Task requirements: Quote every line as written. Omit pictures.
>>>>
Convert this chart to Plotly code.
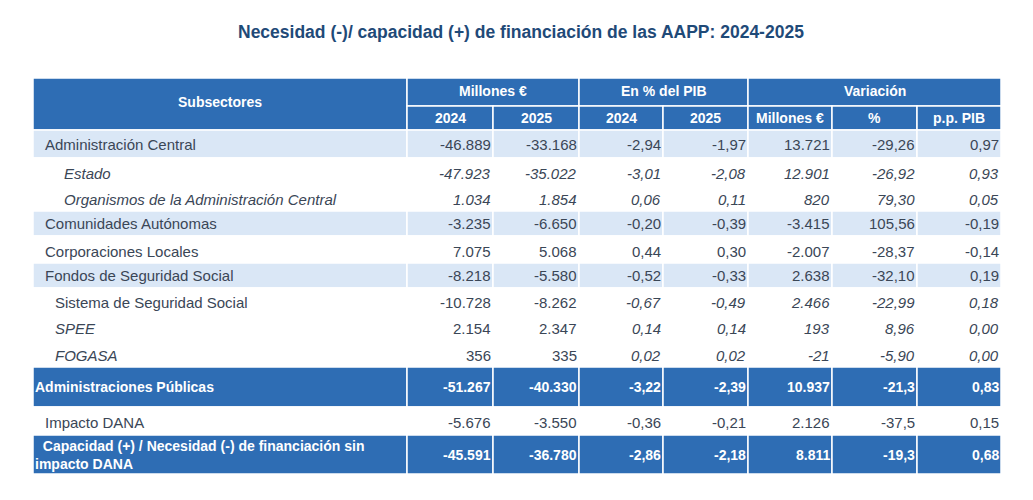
import plotly.graph_objects as go

# Table content (values as shown in the reference)
subsectors = [
    "Administración Central",
    "Estado",
    "Organismos de la Administración Central",
    "Comunidades Autónomas",
    "Corporaciones Locales",
    "Fondos de Seguridad Social",
    "Sistema de Seguridad Social",
    "SPEE",
    "FOGASA",
    "Administraciones Públicas",
    "Impacto DANA",
    "Capacidad (+) / Necesidad (-) de financiación sin<br>impacto DANA",
]
mill_2024 = [-46889, -47923, 1034, -3235, 7075, -8218, -10728, 2154, 356, -51267, -5676, -45591]
mill_2025 = [-33168, -35022, 1854, -6650, 5068, -5580, -8262, 2347, 335, -40330, -3550, -36780]
pib_2024 = [-2.94, -3.01, 0.06, -0.20, 0.44, -0.52, -0.67, 0.14, 0.02, -3.22, -0.36, -2.86]
pib_2025 = [-1.97, -2.08, 0.11, -0.39, 0.30, -0.33, -0.49, 0.14, 0.02, -2.39, -0.21, -2.18]
var_mill = [13721, 12901, 820, -3415, -2007, 2638, 2466, 193, -21, 10937, 2126, 8811]
var_pct = [-29.26, -26.92, 79.30, 105.56, -28.37, -32.10, -22.99, 8.96, -5.90, -21.3, -37.5, -19.3]
var_pct_decimals = [2, 2, 2, 2, 2, 2, 2, 2, 2, 1, 1, 1]
var_pp = [0.97, 0.93, 0.05, -0.19, -0.14, 0.19, 0.18, 0.00, 0.00, 0.83, 0.15, 0.68]

title = "Necesidad (-)/ capacidad (+) de financiación de las AAPP: 2024-2025"
group_headers = ["Millones €", "En % del PIB", "Variación"]
sub_headers = ["2024", "2025", "2024", "2025", "Millones €", "%", "p.p. PIB"]

# Layout of the table in pixels
col_edges = [33, 407, 493, 579, 663, 748, 832, 917, 1001]
head_edges = [78, 106, 130]
row_edges = [130, 158, 185, 211, 236, 263, 288, 314, 340, 367, 407, 435, 474]
# row style: main, sub (italic indent), sys, sysi, total
row_kind = ["main", "sub", "sub", "main", "main", "main", "sys", "sysi", "sysi", "total", "main", "total"]
shaded = [0, 3, 5]

DARK = "#2E6DB4"
LIGHT = "#DAE7F6"
TXT = "#3A4656"
FONT = "Liberation Sans, Arial, sans-serif"


def fmt_int(v):
    return f"{v:,}".replace(",", ".")


def fmt_dec(v, d=2):
    return f"{v:.{d}f}".replace(".", ",")


shapes = []
annotations = []


def cell(x0, x1, y0, y1, color):
    shapes.append(dict(type="rect", xref="x", yref="y", x0=x0, x1=x1, y0=y0, y1=y1,
                       fillcolor=color, line=dict(color="white", width=1.5), layer="below"))


def text(x, y, s, anchor="right", color=TXT, size=15, bold=False, italic=False):
    annotations.append(dict(x=x, y=y, xref="x", yref="y", text=s, showarrow=False,
                            xanchor=anchor, yanchor="middle", align="left",
                            font=dict(family=FONT, size=size, color=color,
                                      weight="bold" if bold else "normal",
                                      style="italic" if italic else "normal")))


# title
text(521, 32, title, anchor="center", color="#1F4A78", size=17.5, bold=True)

# header
cell(col_edges[0], col_edges[1], head_edges[0], head_edges[2], DARK)
text((col_edges[0] + col_edges[1]) / 2, 102, "Subsectores", anchor="center", color="white", size=14, bold=True)
spans = [(1, 3), (3, 5), (5, 8)]
for (a, b), h in zip(spans, group_headers):
    cell(col_edges[a], col_edges[b], head_edges[0], head_edges[1], DARK)
    text((col_edges[a] + col_edges[b]) / 2, 91, h, anchor="center", color="white", size=14, bold=True)
for i, h in enumerate(sub_headers):
    x0, x1 = col_edges[i + 1], col_edges[i + 2]
    cell(x0, x1, head_edges[1], head_edges[2], DARK)
    text((x0 + x1) / 2, 118, h, anchor="center", color="white", size=14, bold=True)

# body
for r, label in enumerate(subsectors):
    y0, y1 = row_edges[r], row_edges[r + 1]
    kind = row_kind[r]
    if kind == "total":
        bg = DARK
    elif r in shaded:
        bg = LIGHT
    else:
        bg = "white"
    for c in range(8):
        cell(col_edges[c], col_edges[c + 1], y0, y1, bg)

    ym = (y0 + y1) / 2 + (0 if r in shaded or kind == "total" else 1.5)
    col = "white" if kind == "total" else TXT
    bold = kind == "total"
    indent = {"main": 10, "sub": 29, "sys": 20, "sysi": 20, "total": 0}[kind]
    lab_italic = kind in ("sub", "sysi")
    lab = label
    if r == len(subsectors) - 1:
        lab = "\u00a0\u00a0" + label
    text(col_edges[0] + indent, ym, lab, anchor="left", color=col, bold=bold,
         italic=lab_italic, size=14 if bold else 15)

    vals = [fmt_int(mill_2024[r]), fmt_int(mill_2025[r]), fmt_dec(pib_2024[r]), fmt_dec(pib_2025[r]),
            fmt_int(var_mill[r]), fmt_dec(var_pct[r], var_pct_decimals[r]), fmt_dec(var_pp[r])]
    for c, v in enumerate(vals):
        if kind == "sub":
            it = True
        elif kind in ("sys", "sysi"):
            it = c >= 2
        else:
            it = False
        text(col_edges[c + 2], ym, v, anchor="right", color=col, bold=bold, italic=it,
             size=14 if bold else 15)

fig = go.Figure()
fig.update_layout(
    width=1033, height=500,
    margin=dict(l=0, r=0, t=0, b=0),
    paper_bgcolor="white", plot_bgcolor="white",
    xaxis=dict(range=[0, 1033], visible=False, fixedrange=True),
    yaxis=dict(range=[500, 0], visible=False, fixedrange=True),
    shapes=shapes, annotations=annotations, showlegend=False,
)
fig.write_html("out.html", config={"displayModeBar": False},
               post_script="document.body.style.margin='0';")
<<<<
Problem solution:
Convert this chart to Plotly code.
import plotly.graph_objects as go

# Table content (values as shown in the reference)
subsectors = [
    "Administración Central",
    "Estado",
    "Organismos de la Administración Central",
    "Comunidades Autónomas",
    "Corporaciones Locales",
    "Fondos de Seguridad Social",
    "Sistema de Seguridad Social",
    "SPEE",
    "FOGASA",
    "Administraciones Públicas",
    "Impacto DANA",
    "Capacidad (+) / Necesidad (-) de financiación sin<br>impacto DANA",
]
mill_2024 = [-46889, -47923, 1034, -3235, 7075, -8218, -10728, 2154, 356, -51267, -5676, -45591]
mill_2025 = [-33168, -35022, 1854, -6650, 5068, -5580, -8262, 2347, 335, -40330, -3550, -36780]
pib_2024 = [-2.94, -3.01, 0.06, -0.20, 0.44, -0.52, -0.67, 0.14, 0.02, -3.22, -0.36, -2.86]
pib_2025 = [-1.97, -2.08, 0.11, -0.39, 0.30, -0.33, -0.49, 0.14, 0.02, -2.39, -0.21, -2.18]
var_mill = [13721, 12901, 820, -3415, -2007, 2638, 2466, 193, -21, 10937, 2126, 8811]
var_pct = [-29.26, -26.92, 79.30, 105.56, -28.37, -32.10, -22.99, 8.96, -5.90, -21.3, -37.5, -19.3]
var_pct_decimals = [2, 2, 2, 2, 2, 2, 2, 2, 2, 1, 1, 1]
var_pp = [0.97, 0.93, 0.05, -0.19, -0.14, 0.19, 0.18, 0.00, 0.00, 0.83, 0.15, 0.68]

title = "Necesidad (-)/ capacidad (+) de financiación de las AAPP: 2024-2025"
group_headers = ["Millones €", "En % del PIB", "Variación"]
sub_headers = ["2024", "2025", "2024", "2025", "Millones €", "%", "p.p. PIB"]

# Layout of the table in pixels
col_edges = [33, 407, 493, 579, 663, 748, 832, 917, 1001]
head_edges = [78, 106, 130]
row_edges = [130, 158, 185, 211, 236, 263, 288, 314, 340, 367, 407, 435, 474]
# row style: main, sub (italic indent), sys, sysi, total
row_kind = ["main", "sub", "sub", "main", "main", "main", "sys", "sysi", "sysi", "total", "main", "total"]
shaded = [0, 3, 5]

DARK = "#2E6DB4"
LIGHT = "#DAE7F6"
TXT = "#3A4656"
FONT = "Liberation Sans, Arial, sans-serif"


def fmt_int(v):
    return f"{v:,}".replace(",", ".")


def fmt_dec(v, d=2):
    return f"{v:.{d}f}".replace(".", ",")


shapes = []
annotations = []


def cell(x0, x1, y0, y1, color):
    shapes.append(dict(type="rect", xref="x", yref="y", x0=x0, x1=x1, y0=y0, y1=y1,
                       fillcolor=color, line=dict(color="white", width=1.5), layer="below"))


def text(x, y, s, anchor="right", color=TXT, size=15, bold=False, italic=False):
    annotations.append(dict(x=x, y=y, xref="x", yref="y", text=s, showarrow=False,
                            xanchor=anchor, yanchor="middle", align="left",
                            font=dict(family=FONT, size=size, color=color,
                                      weight="bold" if bold else "normal",
                                      style="italic" if italic else "normal")))


# title
text(521, 32, title, anchor="center", color="#1F4A78", size=17.5, bold=True)

# header
cell(col_edges[0], col_edges[1], head_edges[0], head_edges[2], DARK)
text((col_edges[0] + col_edges[1]) / 2, 102, "Subsectores", anchor="center", color="white", size=14, bold=True)
spans = [(1, 3), (3, 5), (5, 8)]
for (a, b), h in zip(spans, group_headers):
    cell(col_edges[a], col_edges[b], head_edges[0], head_edges[1], DARK)
    text((col_edges[a] + col_edges[b]) / 2, 91, h, anchor="center", color="white", size=14, bold=True)
for i, h in enumerate(sub_headers):
    x0, x1 = col_edges[i + 1], col_edges[i + 2]
    cell(x0, x1, head_edges[1], head_edges[2], DARK)
    text((x0 + x1) / 2, 118, h, anchor="center", color="white", size=14, bold=True)

# body
for r, label in enumerate(subsectors):
    y0, y1 = row_edges[r], row_edges[r + 1]
    kind = row_kind[r]
    if kind == "total":
        bg = DARK
    elif r in shaded:
        bg = LIGHT
    else:
        bg = "white"
    for c in range(8):
        cell(col_edges[c], col_edges[c + 1], y0, y1, bg)

    ym = (y0 + y1) / 2 + (0 if r in shaded or kind == "total" else 1.5)
    col = "white" if kind == "total" else TXT
    bold = kind == "total"
    indent = {"main": 10, "sub": 29, "sys": 20, "sysi": 20, "total": 0}[kind]
    lab_italic = kind in ("sub", "sysi")
    lab = label
    if r == len(subsectors) - 1:
        lab = "\u00a0\u00a0" + label
    text(col_edges[0] + indent, ym, lab, anchor="left", color=col, bold=bold,
         italic=lab_italic, size=14 if bold else 15)

    vals = [fmt_int(mill_2024[r]), fmt_int(mill_2025[r]), fmt_dec(pib_2024[r]), fmt_dec(pib_2025[r]),
            fmt_int(var_mill[r]), fmt_dec(var_pct[r], var_pct_decimals[r]), fmt_dec(var_pp[r])]
    for c, v in enumerate(vals):
        if kind == "sub":
            it = True
        elif kind in ("sys", "sysi"):
            it = c >= 2
        else:
            it = False
        text(col_edges[c + 2], ym, v, anchor="right", color=col, bold=bold, italic=it,
             size=14 if bold else 15)

fig = go.Figure()
fig.update_layout(
    width=1033, height=500,
    margin=dict(l=0, r=0, t=0, b=0),
    paper_bgcolor="white", plot_bgcolor="white",
    xaxis=dict(range=[0, 1033], visible=False, fixedrange=True),
    yaxis=dict(range=[500, 0], visible=False, fixedrange=True),
    shapes=shapes, annotations=annotations, showlegend=False,
)
fig.write_html("out.html", config={"displayModeBar": False},
               post_script="document.body.style.margin='0';")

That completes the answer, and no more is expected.